A second, somewhat harsher criticism of the controlled Australian research would be that the stretches were completed without a thorough pre-stretching warm-up. Only four minutes of jogging and side-stepping were completed during the whole stretching regime, which meant that the first few stretches were performed with essentially no warm-up at all; warm-up is widely believed to make muscles less viscous and less resistant to elongation, thus lowering the possibility that the stretching activity itself could be somewhat damaging. Thirdly (but not finally), the stretches were carried out before training sessions took place, not after. There has been both anecdotal and research evidence which suggests that stretching is most properly placed at the ends of workouts, instead of the beginnings.

So is stretching better after workouts?

In fact, in a study carried out with 1543 runners who participated in the Honolulu Marathon, exercise physiologist David Lally, PhD. was able to link stretching before workouts with a higher risk of sustaining injury (‘New Study Links Stretching with Higher Injury Rates,’ Running Research News, vol. 10(3), pp. 5-6, 1994).

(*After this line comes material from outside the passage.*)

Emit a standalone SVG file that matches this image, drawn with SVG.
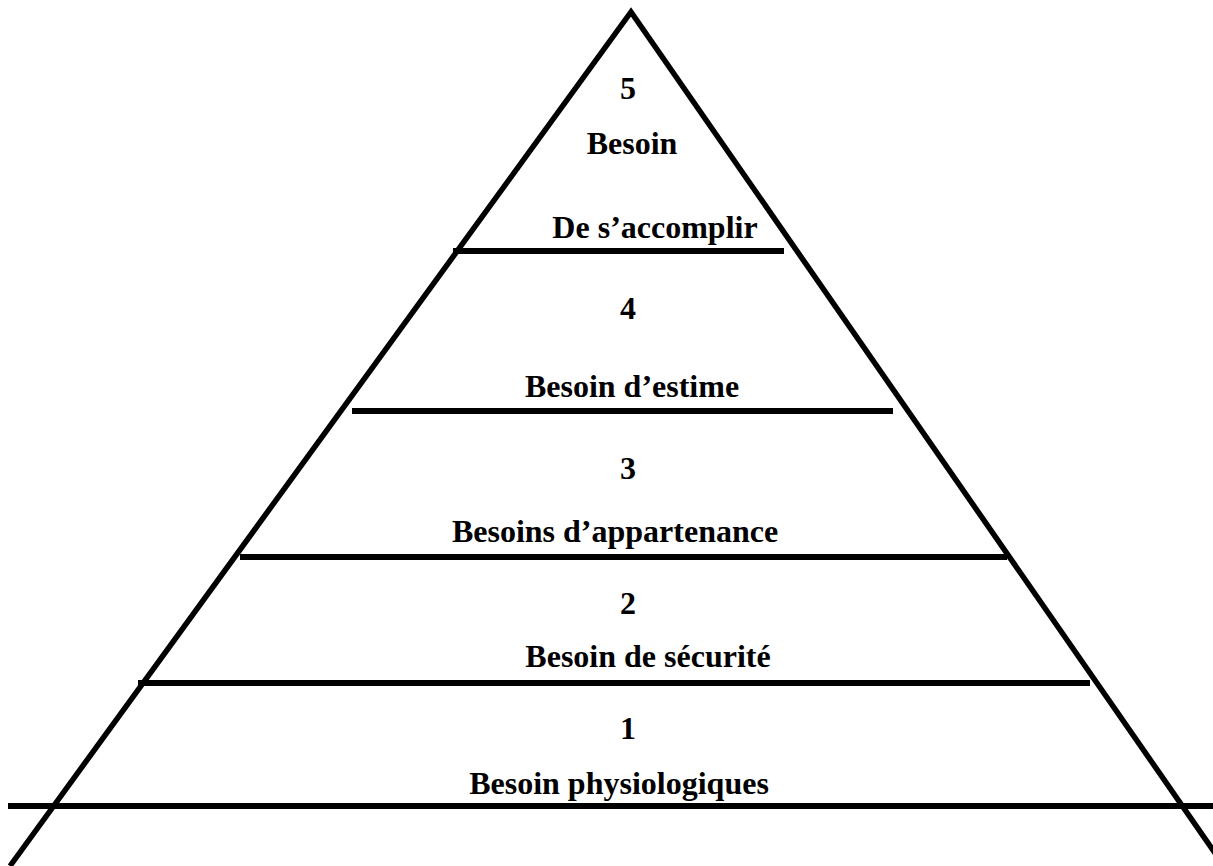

In Lally’s survey, 47 per cent of all male runners who stretched regularly were injured during a one-year period, while only 33 per cent of male non-stretchers were hurt, a statistically significant difference (an injury was defined as a problem severe enough to disrupt normal training for at least five days). Lally’s work was a cohort affair, so one might argue that those individuals who decided to stretch were also the ones who suffered from the most muscle tightness – and that this tightness caused more injuries, not the stretching. However, this relationship did not apply to female marathoners; in the fairer sex, stretchers and non-stretchers were injured at the same rate. The linkage also did not work for Oriental runners of either sex (the Honolulu Marathon is popular with Japanese endurance athletes); only white men who stretched were particularly susceptible to injuries (the popular film ‘White Men Can’t Stretch’ hit cinemas shortly after Lally’s work was published). The mechanism underlying these observations is unknown, although if the white-male-marathoner group contained a disproportionate number of ‘Type-A’ personalities who were rather impatient while carrying out their stretching (i.e., too quick to force their leg muscles into a stretched-out position), one would expect them to be prone to injury. Research clearly shows that a muscle suffers greater peak tension and is forced to absorb more energy as the rate at which it elongates increases (‘Viscoelastic Properties of Muscle-Tendon Units,’ The American Journal of Sports Medicine, Vol. 18(3), pp. 300-309, 1990).

An adept researcher, Lally was able to control for the possibility that those individuals who had been injured before his study began had taken up stretching as a prophylactic measure (this somewhat answers the concern that stretchers might have been as tight as fiddle strings; if they were really excessively taut, they would surely have had a recent history of injury and would have been excluded from Lally’s analysis). If the stretchers had indeed been recovering ‘wrecks’, Lally’s findings would have been highly biased (one of the best predictors of injury in endurance athletes is a past history of injury). When Lally threw the males with previous injuries out of his study groups, things still looked bad for the stretchers, who had a 33-per cent greater risk of injury, compared to non-stretching runners. The stretched runners did not run more miles than the non-stretched individuals, so higher mileage was not a possible explanation for the stretching-injury phenomenon.